_Direction:_ Where a line holds the word "with", copy that line.

_Data section:_
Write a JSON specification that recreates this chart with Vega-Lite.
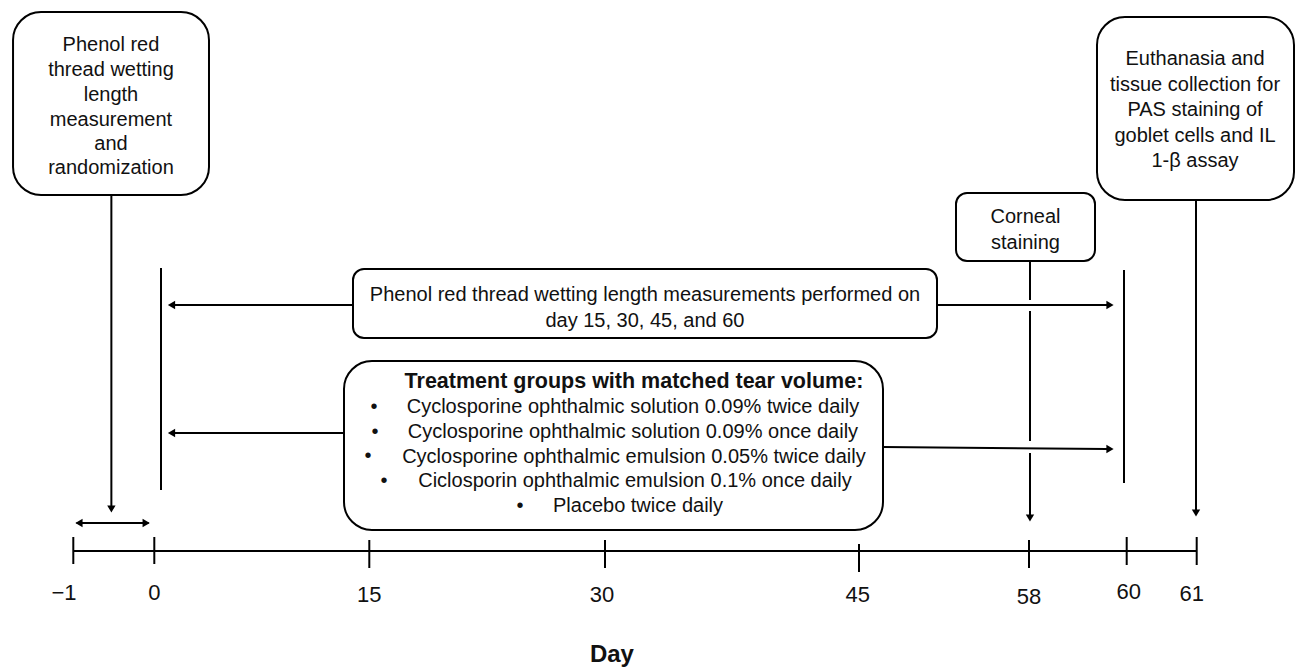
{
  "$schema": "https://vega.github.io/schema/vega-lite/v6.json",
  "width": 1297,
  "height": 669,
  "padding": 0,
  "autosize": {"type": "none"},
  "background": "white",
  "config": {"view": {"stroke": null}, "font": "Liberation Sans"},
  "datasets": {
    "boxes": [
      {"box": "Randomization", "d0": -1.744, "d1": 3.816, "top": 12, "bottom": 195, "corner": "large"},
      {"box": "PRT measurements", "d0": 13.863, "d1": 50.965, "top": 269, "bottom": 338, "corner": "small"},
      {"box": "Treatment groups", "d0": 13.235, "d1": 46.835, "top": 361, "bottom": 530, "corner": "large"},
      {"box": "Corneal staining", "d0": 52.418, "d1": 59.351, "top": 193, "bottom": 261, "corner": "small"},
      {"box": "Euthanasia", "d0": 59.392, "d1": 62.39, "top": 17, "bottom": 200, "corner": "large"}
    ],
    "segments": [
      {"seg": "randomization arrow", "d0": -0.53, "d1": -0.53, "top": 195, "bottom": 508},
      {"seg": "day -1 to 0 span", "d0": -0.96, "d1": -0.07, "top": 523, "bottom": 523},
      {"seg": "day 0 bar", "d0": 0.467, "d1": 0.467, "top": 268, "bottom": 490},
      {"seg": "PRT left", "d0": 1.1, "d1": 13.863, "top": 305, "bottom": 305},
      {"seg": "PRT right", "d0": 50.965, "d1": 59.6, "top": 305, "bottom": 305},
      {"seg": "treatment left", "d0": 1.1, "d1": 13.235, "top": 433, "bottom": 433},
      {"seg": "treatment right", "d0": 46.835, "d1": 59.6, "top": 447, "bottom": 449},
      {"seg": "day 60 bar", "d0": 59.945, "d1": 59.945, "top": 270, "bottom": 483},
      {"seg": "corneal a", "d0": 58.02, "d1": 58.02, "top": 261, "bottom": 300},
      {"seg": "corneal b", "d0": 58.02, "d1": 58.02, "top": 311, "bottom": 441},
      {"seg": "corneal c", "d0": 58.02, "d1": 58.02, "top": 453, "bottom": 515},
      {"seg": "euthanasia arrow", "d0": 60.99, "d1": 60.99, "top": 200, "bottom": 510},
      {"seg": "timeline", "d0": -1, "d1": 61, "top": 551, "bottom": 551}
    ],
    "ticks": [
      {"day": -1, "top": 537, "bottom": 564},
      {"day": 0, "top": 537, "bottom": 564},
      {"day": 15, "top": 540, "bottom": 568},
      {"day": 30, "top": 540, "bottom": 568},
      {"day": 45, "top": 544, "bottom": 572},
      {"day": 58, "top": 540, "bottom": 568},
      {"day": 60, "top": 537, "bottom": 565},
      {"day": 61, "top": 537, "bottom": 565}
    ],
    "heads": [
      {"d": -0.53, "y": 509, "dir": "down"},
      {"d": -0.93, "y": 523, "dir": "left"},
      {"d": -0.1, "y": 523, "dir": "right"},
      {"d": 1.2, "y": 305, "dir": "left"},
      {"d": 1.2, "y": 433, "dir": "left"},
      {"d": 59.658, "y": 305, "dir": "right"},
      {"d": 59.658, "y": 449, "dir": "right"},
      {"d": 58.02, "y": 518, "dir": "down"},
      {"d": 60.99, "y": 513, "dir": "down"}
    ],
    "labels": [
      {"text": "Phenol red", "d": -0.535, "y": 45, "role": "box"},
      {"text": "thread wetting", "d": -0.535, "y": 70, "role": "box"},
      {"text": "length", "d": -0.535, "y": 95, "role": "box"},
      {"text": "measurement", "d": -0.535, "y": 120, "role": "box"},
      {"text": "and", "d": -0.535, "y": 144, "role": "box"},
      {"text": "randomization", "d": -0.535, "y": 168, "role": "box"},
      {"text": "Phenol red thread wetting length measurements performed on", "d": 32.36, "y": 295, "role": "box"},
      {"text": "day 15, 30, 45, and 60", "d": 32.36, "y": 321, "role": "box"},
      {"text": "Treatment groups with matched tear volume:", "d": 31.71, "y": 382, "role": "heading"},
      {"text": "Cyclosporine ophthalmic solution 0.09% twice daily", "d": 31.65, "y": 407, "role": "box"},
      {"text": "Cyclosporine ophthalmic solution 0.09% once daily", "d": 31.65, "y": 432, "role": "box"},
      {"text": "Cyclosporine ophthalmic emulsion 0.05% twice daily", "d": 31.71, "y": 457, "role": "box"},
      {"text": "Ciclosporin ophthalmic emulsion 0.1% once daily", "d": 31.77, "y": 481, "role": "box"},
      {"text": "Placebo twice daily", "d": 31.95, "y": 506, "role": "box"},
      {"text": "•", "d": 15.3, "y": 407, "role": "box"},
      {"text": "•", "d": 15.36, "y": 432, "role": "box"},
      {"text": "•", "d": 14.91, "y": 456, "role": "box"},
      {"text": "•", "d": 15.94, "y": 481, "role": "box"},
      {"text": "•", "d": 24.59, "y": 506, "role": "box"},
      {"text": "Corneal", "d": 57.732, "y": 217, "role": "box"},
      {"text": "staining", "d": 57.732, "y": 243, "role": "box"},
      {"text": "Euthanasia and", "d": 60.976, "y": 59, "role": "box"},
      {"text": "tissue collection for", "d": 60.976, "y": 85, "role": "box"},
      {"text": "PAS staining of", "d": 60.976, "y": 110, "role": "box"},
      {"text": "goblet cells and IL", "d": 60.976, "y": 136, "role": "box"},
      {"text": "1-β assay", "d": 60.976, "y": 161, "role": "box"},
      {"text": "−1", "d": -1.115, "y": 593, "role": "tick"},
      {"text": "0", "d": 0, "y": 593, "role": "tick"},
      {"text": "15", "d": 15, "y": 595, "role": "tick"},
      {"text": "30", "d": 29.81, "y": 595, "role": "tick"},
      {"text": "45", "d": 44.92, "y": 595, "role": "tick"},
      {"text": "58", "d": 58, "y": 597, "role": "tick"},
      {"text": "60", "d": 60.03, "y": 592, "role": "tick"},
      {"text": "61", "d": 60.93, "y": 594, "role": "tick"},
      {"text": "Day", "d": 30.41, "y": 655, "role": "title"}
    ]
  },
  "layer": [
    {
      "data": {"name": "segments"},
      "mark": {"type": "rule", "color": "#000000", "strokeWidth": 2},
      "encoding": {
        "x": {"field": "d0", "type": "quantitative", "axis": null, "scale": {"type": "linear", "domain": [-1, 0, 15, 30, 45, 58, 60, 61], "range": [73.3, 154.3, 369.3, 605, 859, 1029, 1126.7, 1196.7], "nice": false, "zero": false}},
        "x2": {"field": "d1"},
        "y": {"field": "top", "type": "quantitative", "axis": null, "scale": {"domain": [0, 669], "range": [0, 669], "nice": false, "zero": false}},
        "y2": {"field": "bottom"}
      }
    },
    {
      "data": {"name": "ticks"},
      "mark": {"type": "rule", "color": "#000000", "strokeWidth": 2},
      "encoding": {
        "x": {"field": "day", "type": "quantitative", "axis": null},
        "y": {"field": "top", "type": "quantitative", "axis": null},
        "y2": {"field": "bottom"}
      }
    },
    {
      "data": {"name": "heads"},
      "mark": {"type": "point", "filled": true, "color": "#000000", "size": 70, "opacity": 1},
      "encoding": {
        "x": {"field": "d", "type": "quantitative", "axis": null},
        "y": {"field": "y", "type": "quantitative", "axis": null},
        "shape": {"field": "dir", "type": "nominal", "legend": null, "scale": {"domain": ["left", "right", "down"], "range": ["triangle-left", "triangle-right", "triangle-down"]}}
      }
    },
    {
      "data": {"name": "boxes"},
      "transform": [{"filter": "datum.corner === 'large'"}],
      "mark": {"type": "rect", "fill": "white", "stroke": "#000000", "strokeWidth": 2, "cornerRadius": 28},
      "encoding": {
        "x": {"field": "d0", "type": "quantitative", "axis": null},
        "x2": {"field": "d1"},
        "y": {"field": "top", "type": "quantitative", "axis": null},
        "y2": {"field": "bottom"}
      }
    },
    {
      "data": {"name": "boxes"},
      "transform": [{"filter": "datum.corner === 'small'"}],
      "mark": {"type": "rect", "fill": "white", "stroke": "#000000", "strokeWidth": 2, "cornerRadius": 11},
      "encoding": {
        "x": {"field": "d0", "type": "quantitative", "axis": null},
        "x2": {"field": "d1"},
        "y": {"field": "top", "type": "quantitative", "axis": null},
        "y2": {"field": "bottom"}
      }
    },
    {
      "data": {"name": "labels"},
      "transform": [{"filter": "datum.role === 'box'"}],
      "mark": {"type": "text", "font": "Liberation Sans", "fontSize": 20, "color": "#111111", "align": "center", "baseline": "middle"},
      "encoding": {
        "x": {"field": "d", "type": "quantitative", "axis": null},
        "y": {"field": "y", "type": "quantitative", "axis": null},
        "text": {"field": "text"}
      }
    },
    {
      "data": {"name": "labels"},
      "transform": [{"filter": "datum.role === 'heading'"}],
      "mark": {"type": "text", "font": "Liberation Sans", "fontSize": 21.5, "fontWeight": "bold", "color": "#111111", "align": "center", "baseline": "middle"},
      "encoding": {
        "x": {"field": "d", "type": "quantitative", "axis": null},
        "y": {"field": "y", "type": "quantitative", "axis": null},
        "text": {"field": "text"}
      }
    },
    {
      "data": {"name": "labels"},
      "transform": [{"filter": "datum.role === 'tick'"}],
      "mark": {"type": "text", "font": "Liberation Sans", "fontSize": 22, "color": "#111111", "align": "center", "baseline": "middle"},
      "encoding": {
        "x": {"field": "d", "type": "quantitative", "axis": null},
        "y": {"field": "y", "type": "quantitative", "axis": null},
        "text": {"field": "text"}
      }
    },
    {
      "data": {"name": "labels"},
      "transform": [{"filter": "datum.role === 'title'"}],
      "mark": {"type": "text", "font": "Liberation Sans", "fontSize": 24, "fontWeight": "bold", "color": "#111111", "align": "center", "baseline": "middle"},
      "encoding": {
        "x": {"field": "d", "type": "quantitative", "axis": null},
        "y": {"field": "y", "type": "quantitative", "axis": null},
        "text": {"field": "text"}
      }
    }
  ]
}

_Written response:_
Write a JSON specification that recreates this chart with Vega-Lite.
      {"text": "Treatment groups with matched tear volume:", "d": 31.71, "y": 382, "role": "heading"},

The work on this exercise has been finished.